Calatrava, speaking in heavily-accented English, said even when all of the surrounding buildings are built, although there will be shadows in part of the center for part of the day, the open and light feeling would remain. “Throughout the day, the light will change,” he said. “It will also be beautiful [as it changes]”

David Childs, Silverstein’s architect who designed the proposed Freedom Tower and 7 W.T.C., under construction nearby, said he thinks lots of light will still be there after all of the buildings are built.

“I think the light will come down and filter through the way he designed it,” said Childs.

The clear northern canopy will hover over the Wedge of Light plaza proposed by architect Daniel Libeskind, the W.T.C. site plan architect. When Libeskind first proposed the plaza he said the sun “would shine without shadow” every Sept. 11 between 8:46 a.m. and 10:28 a.m., representing the times when the first plane hit the tower and the second tower collapsed. After a critic pointed out that there would be shadows in the plaza every Sept. 11 morning, the description was amended to say there would be special lighting changes between the two times and light would also reflect into the plaza from nearby buildings.

Calatrava’s design keeps the outline of the plaza so that the angle of the sun corresponds to the two times and the clear canopy allows for sun. Libeskind called Calatrava’s interpretation of the Wedge idea “brilliant.”

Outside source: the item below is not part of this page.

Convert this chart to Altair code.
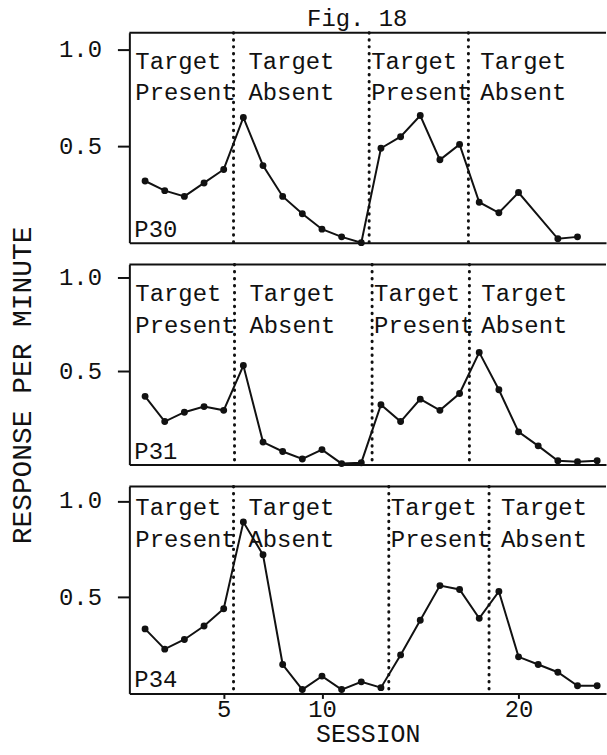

Calatrava said he wanted the center to give the feeling of “life, lightness and hope.”

Pataki recalled that every conversation he ever had with the late Daniel Patrick Moynihan, the former senator New York senator, “no matter what the topic, he would always lament ‘we don’t build grand things anymore.’ ”

Moynihan pushed for the Farley-Penn Station renovation that is on track, and would have been a strong proponent of this plan too, Pataki said.

Mayor Bloomberg was equally impressed with Calatrava’s plan. “ ‘Wow,’ ” said the mayor, “ has gotta be the first word that comes to mind.”